Other models include having forums, as Trove used to, and/or allowing user-generated metadata such as comments and lists, which only Trove does at the moment. While there’s obviously a risk in allowing untrained hands to contribute, it improves their article transcription quality and it facilitates finding items because they are tagged with new keywords that people might be interested in, and added to new sub-collections.

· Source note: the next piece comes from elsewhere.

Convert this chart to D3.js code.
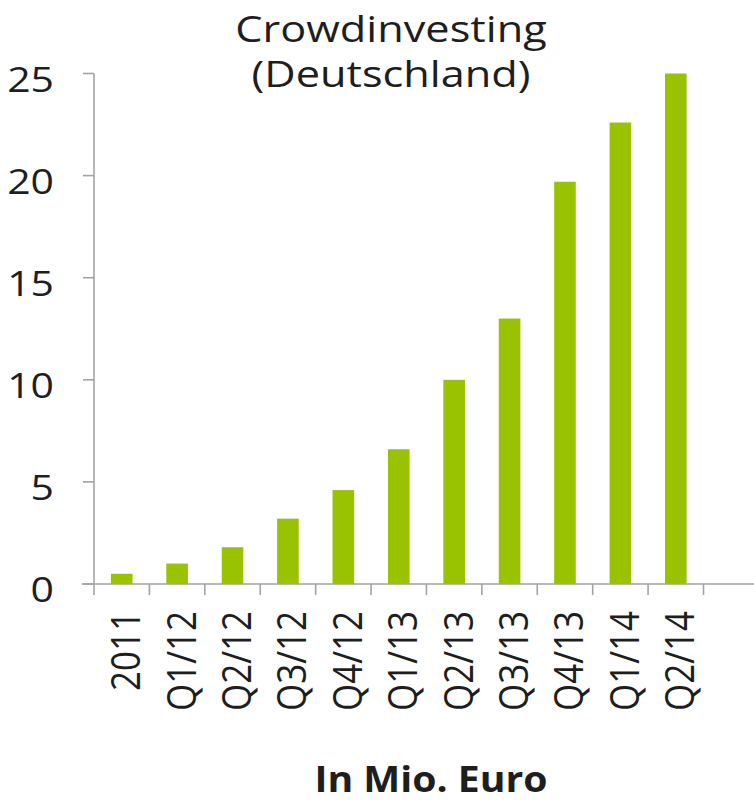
<!DOCTYPE html>
<html>
<head>
<meta charset="utf-8">
<script src="https://cdn.jsdelivr.net/npm/d3@7"></script>
<style>
  html, body { margin: 0; padding: 0; background: #fff; }
  svg { display: block; }
  text { font-family: "Open Sans", "Noto Sans", sans-serif; fill: #1e1e1e; }
</style>
</head>
<body>
<svg id="chart" width="754" height="802"></svg>
<script>
// ---- data ----
const categories = ["2011", "Q1/12", "Q2/12", "Q3/12", "Q4/12", "Q1/13", "Q2/13", "Q3/13", "Q4/13", "Q1/14", "Q2/14"];
const values = [0.5, 1.0, 1.8, 3.2, 4.6, 6.6, 10.0, 13.0, 19.7, 22.6, 25.0];
const yTicks = [0, 5, 10, 15, 20, 25];
const titleLines = ["Crowdinvesting", "(Deutschland)"];
const xTitle = "In Mio. Euro";

// ---- layout ----
const W = 754, H = 802;
const mLeft = 94, mRight = 703.5, mTop = 73.5, mBottom = 584;
const sx = 1.17; // horizontal stretch of the reference image text
const barColor = "#99c200";
const axisColor = "#a3a3a3";

const svg = d3.select("#chart");

const x = d3.scaleBand()
  .domain(categories)
  .range([mLeft, mRight])
  .paddingInner(0.61)
  .paddingOuter(0.305);

const y = d3.scaleLinear().domain([0, 25]).range([mBottom, mTop]);

// bars
svg.append("g").selectAll("rect")
  .data(categories.map((c, i) => ({ c, v: values[i] })))
  .join("rect")
  .attr("x", d => x(d.c))
  .attr("width", x.bandwidth())
  .attr("y", d => y(d.v))
  .attr("height", d => y(0) - y(d.v))
  .attr("fill", barColor);

// y axis
const ya = svg.append("g");
ya.append("line")
  .attr("x1", mLeft).attr("x2", mLeft)
  .attr("y1", y(25)).attr("y2", y(0))
  .attr("stroke", axisColor).attr("stroke-width", 1.6);
ya.selectAll("line.tick")
  .data(yTicks)
  .join("line")
  .attr("class", "tick")
  .attr("x1", mLeft - 11).attr("x2", mLeft)
  .attr("y1", d => y(d)).attr("y2", d => y(d))
  .attr("stroke", axisColor).attr("stroke-width", 1.6);
ya.selectAll("text")
  .data(yTicks)
  .join("text")
  .attr("text-anchor", "end")
  .attr("font-size", 35)
  .attr("transform", d => `translate(${mLeft - 40},${y(d) + 18}) scale(${sx},1)`)
  .text(d => d);

// x axis
const xa = svg.append("g");
xa.append("line")
  .attr("x1", mLeft - 12).attr("x2", W)
  .attr("y1", y(0)).attr("y2", y(0))
  .attr("stroke", axisColor).attr("stroke-width", 1.6);
const boundaries = d3.range(categories.length + 1).map(i => x.range()[0] + i * x.step());
xa.selectAll("line.tick")
  .data(boundaries)
  .join("line")
  .attr("class", "tick")
  .attr("x1", d => d).attr("x2", d => d)
  .attr("y1", y(0)).attr("y2", y(0) + 11)
  .attr("stroke", axisColor).attr("stroke-width", 1.6);
xa.selectAll("text")
  .data(categories)
  .join("text")
  .attr("text-anchor", "end")
  .attr("font-size", 35)
  .attr("transform", d => `translate(${x(d) + x.bandwidth() / 2 + 18.5},${y(0) + 27}) scale(${sx},1) rotate(-90)`)
  .text(d => d);

// title (one text element, two lines)
const title = svg.append("text")
  .attr("text-anchor", "middle")
  .attr("font-size", 37)
  .attr("transform", `translate(391,42) scale(${sx},1)`);
title.selectAll("tspan")
  .data(titleLines)
  .join("tspan")
  .attr("x", 0)
  .attr("y", (d, i) => i * 45)
  .text(d => d);

// x axis title
svg.append("text")
  .attr("text-anchor", "middle")
  .attr("font-size", 35)
  .attr("font-weight", "bold")
  .attr("transform", `translate(431,792) scale(1.12,1)`)
  .text(xTitle);
</script>
</body>
</html>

So we used all of this in making our data file. We will talk about the Atlas in more detail in the next video, but I’d like to draw attention to the information we’ve aggregated here. We’ve given each item its own identifier, so that we can indicate the relationships between them. We’ve then categorised them (and these relate to our Atlas entries), with sub-categories where needed. The collection is indicated, and the XPath for the field and the field name are given. We give the format, the content type – whether multiple choice, a string, a container, a number, and so on, and example content. Where we can find them, we give the multiple choice options. We haven’t always been able to find them, due to a lack of documentation. Then we give a definition, based on the standards used for which there is centralised documentation, the DTDs, or any other documentation like the Europeana guide or the forums. We give element type – so an element or an attribute, and then we’ve mapped the relationships. We’ve focused on fields with content data, and we don’t have definitions for everything. So I’d like to stress just how important it is, and that one of the things we’d like to cover in the workshop is what kind of information would be helpful. The document type definitions could include a bit more historical detail to explain how the field should be filled in.
So final prompt question: what data is missing that would be useful? In previous discussions, people have suggested being able to look specifically at newspaper mastheads would be useful. An example not collected by us for this project is the Impresso project, which includes newspaper political affiliations where available. So this question is something we’d like to be able to discuss in the workshop – we look forward to hearing your thoughts!